Y la inseguridad qué… A ver si está
bien vivir en la Ciudad Oculta, o en la Villa 21 de Barracas o la 31
de Retiro, o como apaleado sobreviviente del predio Papa Francisco de
Villa Lugano. ¿Vivirían los Cutzaridas allí, y el señor de los
helicópteros Berni? ¿Viviría Macri, la Presidenta? ¿Quién es el
que roba? Las declaraciones juradas no tan declaradas de los
funcionarios nacionales, municipales o provinciales, suelen ser la
prueba del desprecio al semejante, la mueca a la desigualdad, se les
desmadra la ambición, son una ofensa a la vida cívica pero los
culpables son los villeros.
Cada punto de la desbocada inflación
es un plato menos de sopa para estos porteños que ya ni pueden
asomarse a la autopista para ver pasar a los veloces y modernos
automóviles. Les construyen murallones, los desalojan cuando
pueden, las ambulancias pegan la vuelta, los criminalizan todo el
tiempo. Pero ahí van los federales, los metropolitanos, los
gendarmes a molestarlos todo el tiempo. Pero cuando son invadidos por
bandas narcos, los uniformes vuelan como el helicóptero de Berni.

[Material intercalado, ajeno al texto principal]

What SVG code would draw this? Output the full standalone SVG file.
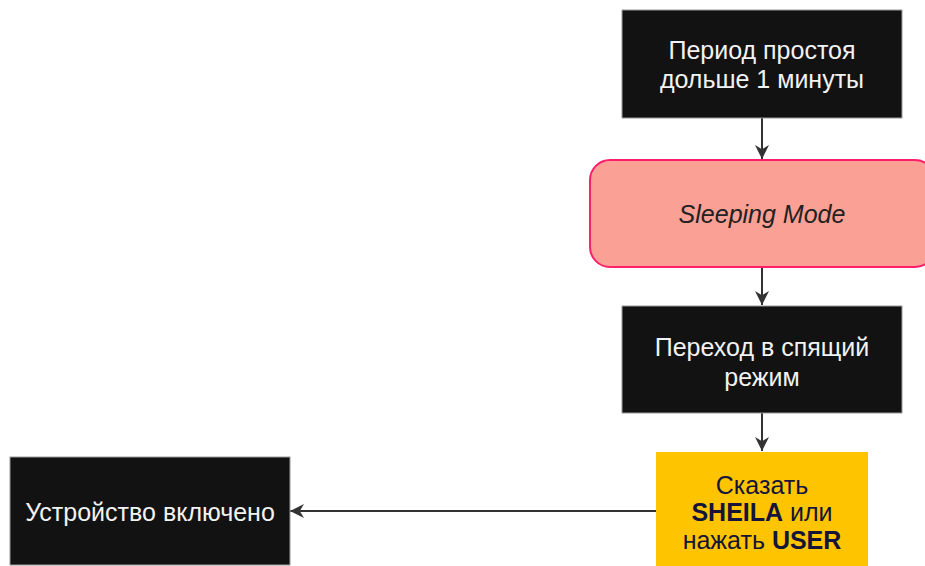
<svg xmlns="http://www.w3.org/2000/svg" width="925" height="566" viewBox="0 0 925 566">
<style>
.dark{fill:#121212;stroke:#9a9a9a;stroke-width:1}
.wt{fill:#f2f2f2;font-family:"Liberation Sans",Arial,sans-serif;font-size:25px;text-anchor:middle}
.yt{fill:#15153a;font-family:"Liberation Sans",Arial,sans-serif;font-size:25px;text-anchor:middle}
.edge{stroke:#333;stroke-width:2;fill:none;marker-end:url(#ah)}
</style>
<defs>
<marker id="ah" viewBox="0 0 10 10" refX="10" refY="5" markerWidth="14" markerHeight="14" markerUnits="userSpaceOnUse" orient="auto">
<path d="M0,0 L10,5 L0,10 L3,5 Z" fill="#333"/>
</marker>
</defs>
<rect width="925" height="566" fill="#fff"/>
<g id="connectors">
<path class="edge" d="M762,118 V159"/>
<path class="edge" d="M762,267 V305"/>
<path class="edge" d="M762,413 V451"/>
<path class="edge" d="M656,511 H290"/>
</g>
<g id="n1">
<rect class="dark" x="622" y="10" width="280" height="108"/>
<text class="wt" x="762" y="59">Период простоя</text>
<text class="wt" x="762" y="88">дольше 1 минуты</text>
</g>
<g id="n2">
<rect x="590" y="160" width="345" height="107" rx="20" fill="#fba095" stroke="#ff1f6b" stroke-width="2"/>
<text x="762" y="223" font-family="Liberation Sans,Arial,sans-serif" font-size="25" font-style="italic" fill="#222" text-anchor="middle">Sleeping Mode</text>
</g>
<g id="n3">
<rect class="dark" x="622" y="306" width="280" height="107"/>
<text class="wt" x="762" y="356">Переход в спящий</text>
<text class="wt" x="762" y="386">режим</text>
</g>
<g id="n4">
<rect x="656" y="452" width="212" height="116" fill="#ffc400"/>
<text class="yt" x="762" y="494">Сказать</text>
<text class="yt" x="762" y="521"><tspan font-weight="bold">SHEILA</tspan> или</text>
<text class="yt" x="762" y="549">нажать <tspan font-weight="bold">USER</tspan></text>
</g>
<g id="n5">
<rect class="dark" x="10" y="457" width="280" height="108"/>
<text class="wt" x="150" y="521">Устройство включено</text>
</g>
</svg>
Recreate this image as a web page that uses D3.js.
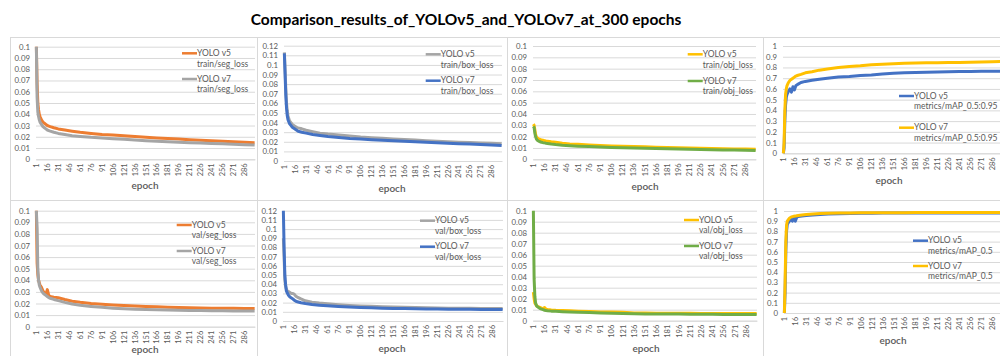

Cuando una bala narco mató a Kevin, el pibe de 9 años de la Villa
Zabaleta, en Pompeya, hacía un buen rato que no había fuerzas de
seguridad y tardaron tanto en llegar que fueron los vecinos - quienes
sino-, los que trataron de salvarlo.
Pero mientras hay que cercarlos, es la
orden: “¿Quiere
usted que llame a un guardia y que revise si
tienen en regla sus papeles de pobre...? ¿O mejor les digo como el
señor dice: «Bien
me quieres, bien te quiero, no me toques el dinero...»? Sí
Serrat, el de las señoras y señores hinchados de burguesía que
creen que el señor padre es justo, y más todavía ahora con el
enviado y tan nuestro Francisco, y que cada cual tiene lo que se
merece.
Pero
parece que va a llover, duele más la pobreza y esas mentiras de
campañas que cada vez son más mentirosas. Lo único que los
poderosos van a urbanizar son sus nuevas mansiones. Y ahí donde
duelen más las décadas perdidas, acomodarán las chapas para no
mojarse, y el cartón para no helarse.